Eventually I phased out of the romance novel-horror story combination when I realized romance was too fake and horror too real. This was around age 16. I moved on to mystery novels and other genres.
These days I take a more mystical approach to reading: I read what finds me. Though it’s usually random, sometimes themes emerge. Here are some of the books that found me this summer.
I kicked off my summer reading with The Red Diary, a romance novel that a friend had passed on after she’d read it. It has been years since I read the genre. Things have changed. Someone should do a study on how the lexicon describing body parts in romance novels has evolved over the last two decades. I flew through the novel. It was more modern than I expected. The plot was simple: Rich girl falls for her house painter. It was light and fluffy, yet full of all the sexual tensions you’d expect in the formulaic romance plot. Honestly, it was a nice change from my usual fare.
Next came Go Tell It on the Mountain. This one was recommended by blogger Robert Bruce of 101 Books, who is currently reading and reviewing his way through Time Magazine’s list of the 100 greatest novels since 1923. His review of the book sparked my curiosity, so I checked it out of the library and read it on my way to the ashram. I finished the book as the plane’s wheels touched down in Florida. It was a churchy book with a dark, despairing tone that resolved in a sort of redemption-through-surrender ending. The language was lovely. My favorite line was, “She moved in a silent ferocity of dignity which barely escaped being ludicrous.”

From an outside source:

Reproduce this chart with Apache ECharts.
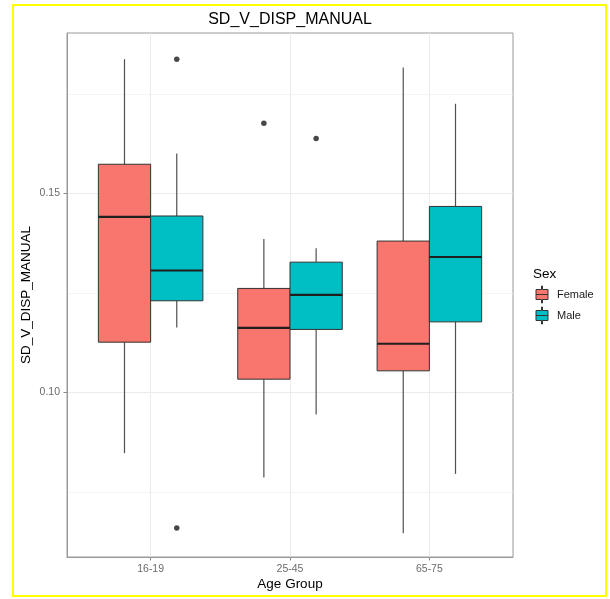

Oddly, the spiritual theme continued with strange contrasts and parallels in the book Georgia Bottoms. I finished reading this one exactly as the plane wheels touched down in Tennessee on my way back from the ashram. I grabbed this one from the library because I liked the pair of shoes on the cover. Plus the title was cute and there was a review by Stephen King on the dust jacket: “Funniest novel I have read in ten years!” I didn’t find the book all that funny. Maybe Stephen King was in on some joke I wasn’t. Still, it was an enjoyable enough read – very Southern, sassy, and irreverent.
The main characters in Georgia Bottoms and Go Tell It on the Mountain couldn’t have been more different. Miss Georgia Bottoms is a white, small-town, church-attending prostitue, while John is the illegitimate son of a black inner-city preacher. Despite the drastic difference in character and tone, both books address hypocracy, faith, redemption, and what it means to be a good person. Both books were relevant reading for my own physical and metaphysical journey. They got me thinking about all the weird stuff we do to try to understand this crazy world and to simply deal with being human and all the conflict that entails. All the different language, metaphor, and ritual — how divisive those things can be! How we latch on to made-up ideas and refuse to let go. How we go to such great lengths to defend what is largely a figment of the imagination (i.e., language, semantics, concepts, ideals, etc.). It’s kinda weird. Ok, ok, enough waxing theologic. Moving on the next book…
There are romance novels and then there are tales of love. Of Love and Shadows is the latter. It is about the kind of messy, horrible love that leaves battle scars on the soul. Isabel Allende is rapidly becoming my favorite author. She is a master story-teller. Brilliant.